[TASK TO CARRY OUT]:
Report how many lines in the records hold the string "this"; give the number and nothing else.

[BEGIN GIVEN DATA]

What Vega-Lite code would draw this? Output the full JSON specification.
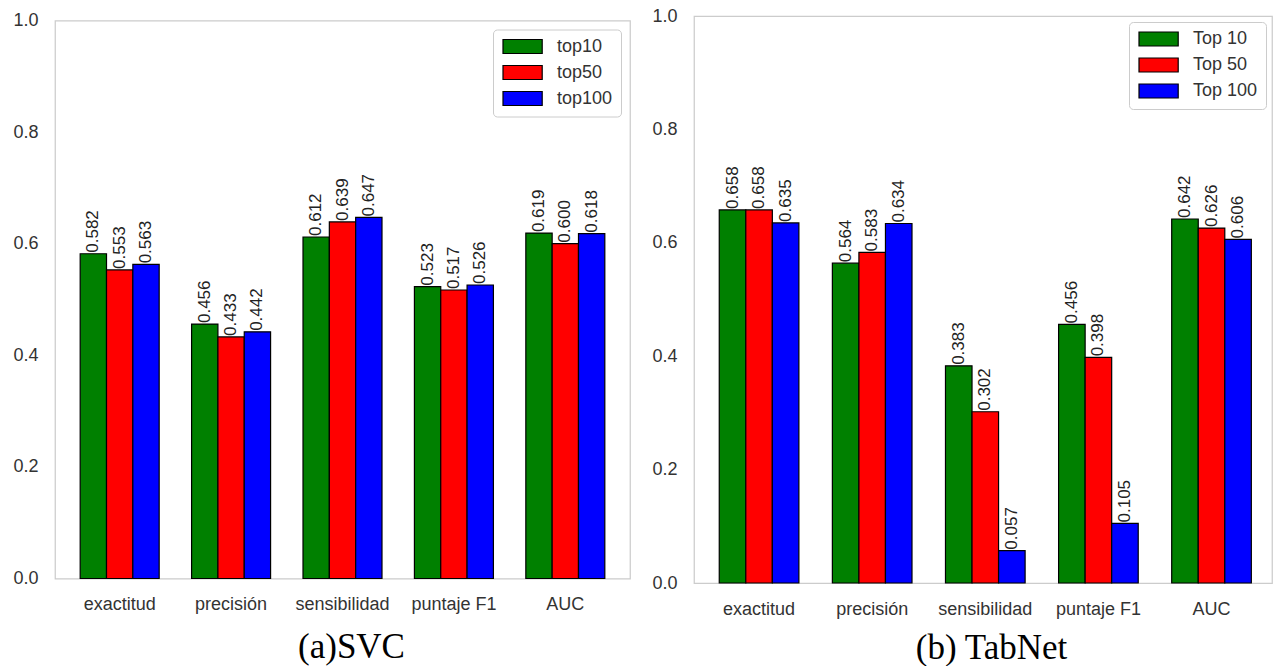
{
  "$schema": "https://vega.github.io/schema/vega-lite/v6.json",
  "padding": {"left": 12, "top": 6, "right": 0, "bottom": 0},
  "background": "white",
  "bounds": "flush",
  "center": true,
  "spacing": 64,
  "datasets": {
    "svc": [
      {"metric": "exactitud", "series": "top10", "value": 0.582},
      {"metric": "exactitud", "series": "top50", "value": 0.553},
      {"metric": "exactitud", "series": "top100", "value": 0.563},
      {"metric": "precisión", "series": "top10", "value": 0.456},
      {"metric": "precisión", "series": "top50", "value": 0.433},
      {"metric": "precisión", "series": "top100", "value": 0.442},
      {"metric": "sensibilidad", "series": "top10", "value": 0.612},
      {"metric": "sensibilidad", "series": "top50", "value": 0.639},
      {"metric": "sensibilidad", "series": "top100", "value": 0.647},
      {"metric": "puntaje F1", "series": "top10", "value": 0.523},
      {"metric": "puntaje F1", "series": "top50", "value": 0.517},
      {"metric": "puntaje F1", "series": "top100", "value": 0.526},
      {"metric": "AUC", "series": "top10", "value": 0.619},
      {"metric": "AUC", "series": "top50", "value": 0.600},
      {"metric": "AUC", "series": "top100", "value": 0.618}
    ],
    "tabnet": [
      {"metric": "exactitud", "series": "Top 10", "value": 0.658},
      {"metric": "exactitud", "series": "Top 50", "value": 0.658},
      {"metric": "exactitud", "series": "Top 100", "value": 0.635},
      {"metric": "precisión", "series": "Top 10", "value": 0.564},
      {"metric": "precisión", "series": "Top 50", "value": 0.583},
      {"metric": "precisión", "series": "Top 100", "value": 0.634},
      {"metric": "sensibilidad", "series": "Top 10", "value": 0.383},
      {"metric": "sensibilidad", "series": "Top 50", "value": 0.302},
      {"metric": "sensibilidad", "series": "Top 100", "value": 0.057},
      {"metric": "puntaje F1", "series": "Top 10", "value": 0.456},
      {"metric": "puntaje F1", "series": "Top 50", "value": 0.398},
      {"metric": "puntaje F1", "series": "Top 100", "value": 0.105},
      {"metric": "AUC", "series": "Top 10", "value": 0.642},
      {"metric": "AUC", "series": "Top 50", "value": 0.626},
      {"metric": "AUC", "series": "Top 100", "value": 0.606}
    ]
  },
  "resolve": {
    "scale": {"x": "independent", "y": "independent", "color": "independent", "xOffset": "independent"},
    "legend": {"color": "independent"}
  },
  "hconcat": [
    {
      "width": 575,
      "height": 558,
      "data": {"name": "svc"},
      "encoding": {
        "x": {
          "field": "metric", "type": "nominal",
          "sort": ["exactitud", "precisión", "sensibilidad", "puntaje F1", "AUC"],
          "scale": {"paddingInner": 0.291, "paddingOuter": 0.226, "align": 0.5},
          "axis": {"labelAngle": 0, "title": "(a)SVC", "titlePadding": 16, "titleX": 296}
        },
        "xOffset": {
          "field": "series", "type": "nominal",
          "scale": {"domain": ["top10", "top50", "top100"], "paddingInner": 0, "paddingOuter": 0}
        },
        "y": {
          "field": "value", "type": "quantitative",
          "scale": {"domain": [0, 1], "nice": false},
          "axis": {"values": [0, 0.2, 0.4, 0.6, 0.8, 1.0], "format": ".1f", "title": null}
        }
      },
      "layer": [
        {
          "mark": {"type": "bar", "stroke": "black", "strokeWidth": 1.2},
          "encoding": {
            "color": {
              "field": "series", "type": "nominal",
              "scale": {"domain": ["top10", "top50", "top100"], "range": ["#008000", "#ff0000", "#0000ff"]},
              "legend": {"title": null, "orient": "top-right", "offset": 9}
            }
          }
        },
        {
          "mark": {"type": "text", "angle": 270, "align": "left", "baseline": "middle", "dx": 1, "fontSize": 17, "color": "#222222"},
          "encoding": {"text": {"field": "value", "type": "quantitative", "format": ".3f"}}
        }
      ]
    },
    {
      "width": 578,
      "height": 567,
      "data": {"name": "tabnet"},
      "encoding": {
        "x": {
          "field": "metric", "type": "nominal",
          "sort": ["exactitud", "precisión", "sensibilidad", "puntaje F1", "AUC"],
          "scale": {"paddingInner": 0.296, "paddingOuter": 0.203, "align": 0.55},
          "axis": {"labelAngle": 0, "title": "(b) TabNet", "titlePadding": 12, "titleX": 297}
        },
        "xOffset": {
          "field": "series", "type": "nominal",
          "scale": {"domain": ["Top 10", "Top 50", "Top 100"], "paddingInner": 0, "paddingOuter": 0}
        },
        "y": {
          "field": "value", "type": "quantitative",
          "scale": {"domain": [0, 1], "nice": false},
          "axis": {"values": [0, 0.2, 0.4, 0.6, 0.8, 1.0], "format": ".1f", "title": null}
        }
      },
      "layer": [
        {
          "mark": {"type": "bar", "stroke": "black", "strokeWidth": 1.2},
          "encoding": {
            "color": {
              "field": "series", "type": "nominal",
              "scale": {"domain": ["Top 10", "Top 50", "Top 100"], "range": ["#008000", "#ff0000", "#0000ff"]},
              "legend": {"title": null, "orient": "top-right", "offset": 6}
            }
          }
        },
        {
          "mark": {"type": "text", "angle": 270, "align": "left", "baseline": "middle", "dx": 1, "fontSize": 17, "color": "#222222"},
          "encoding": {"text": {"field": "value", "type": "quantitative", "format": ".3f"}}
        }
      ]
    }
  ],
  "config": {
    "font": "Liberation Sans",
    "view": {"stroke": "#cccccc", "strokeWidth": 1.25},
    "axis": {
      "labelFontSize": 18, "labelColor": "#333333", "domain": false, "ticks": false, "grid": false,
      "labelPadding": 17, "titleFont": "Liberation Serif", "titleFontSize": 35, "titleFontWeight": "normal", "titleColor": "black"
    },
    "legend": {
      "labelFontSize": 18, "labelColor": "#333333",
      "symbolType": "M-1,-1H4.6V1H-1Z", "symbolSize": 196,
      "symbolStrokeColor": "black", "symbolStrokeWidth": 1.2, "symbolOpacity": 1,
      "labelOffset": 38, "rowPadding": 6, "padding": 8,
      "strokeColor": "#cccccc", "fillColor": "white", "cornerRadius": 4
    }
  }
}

[END GIVEN DATA]
[BEGIN GIVEN DATA]

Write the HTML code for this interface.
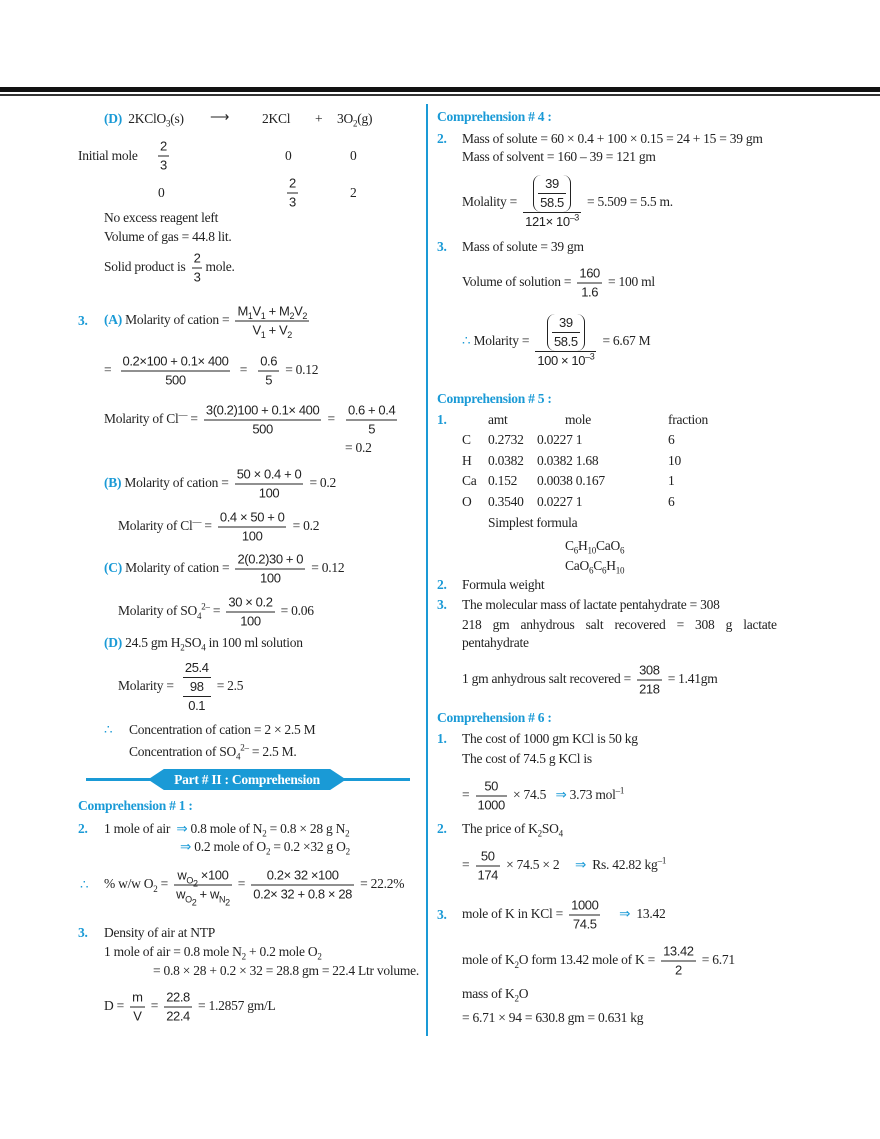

[END GIVEN DATA]
[BEGIN GIVEN DATA]

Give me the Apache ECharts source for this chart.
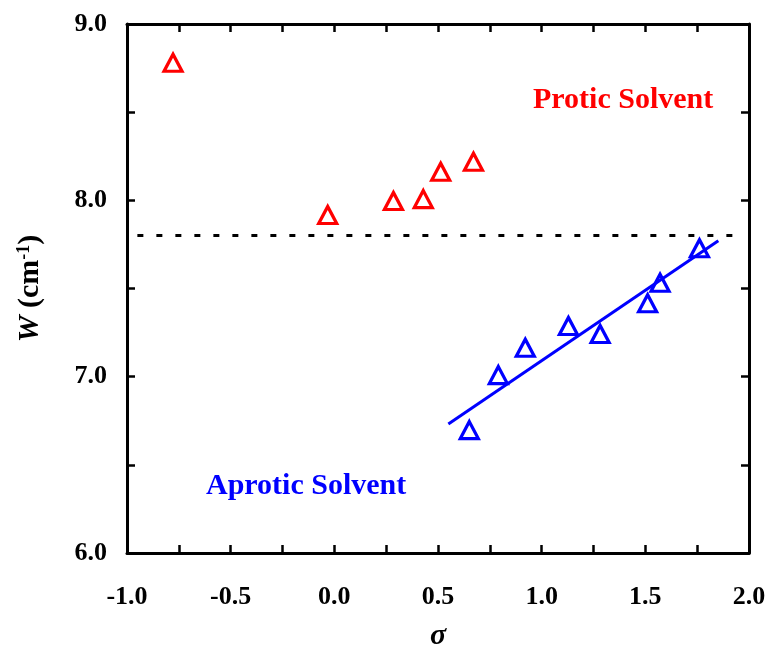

[END GIVEN DATA]

[RESULT]:
3